One thing we learn in “Captain Mar-vel” is that it’s pronounced MarVELL, like the English poet — or at least it used to be, on distant planets and right here on Earth, a windy rock also known as C-53. That was back in 1995,when most of this movie takes place and when the world as we know it had not yet been colonized by the Marvel Cinematic Universe. Yes, of course, Marvel Comics had been around for decades, but when the heroine crashes through the roof of the Blockbuster Video store, landing in between the “Family” and “Drama” sections, there are no Avengers or Iron-Man titles on the shelves.

Instead, she picks up a VHS box of “The Right Stuff,” which earns a mild chuckle, since while we know that she’s a space alien named Vers (rhymes with “cheers”), we also have reason to suspect that this young woman is connected with the United States Air Force, and maybe the space program, too, like the guys in that film. Also known as Carol Danvers, and played by Brie Larson, she has some of their bravado, and also — since she’s on the way to intergalactic superhero-ism — a righteous sense of mission and a burgeoning identity crisis.

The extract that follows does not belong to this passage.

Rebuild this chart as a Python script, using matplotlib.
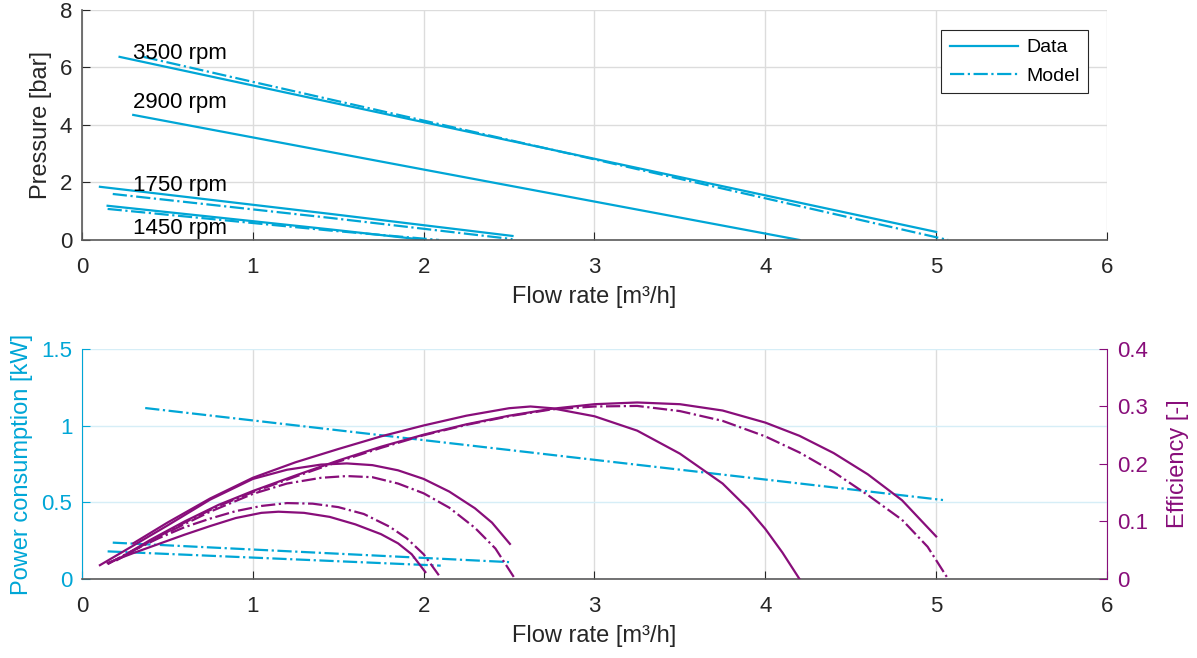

The last and least surprising thing we learn about her is that “Captain Marvel will return in ‘Avengers: End game,’” a scrappy little picture that will be released in seven weeks, if you can stand to wait that long. Directed by Anna Boden and Ryan Fleck from a script they wrote with Geneva Robertson Dworet, “Captain Marvel” is an origin story, which is to say a résumé check for the newest member of popular culture’s biggest, most heavily capitalized corporate team.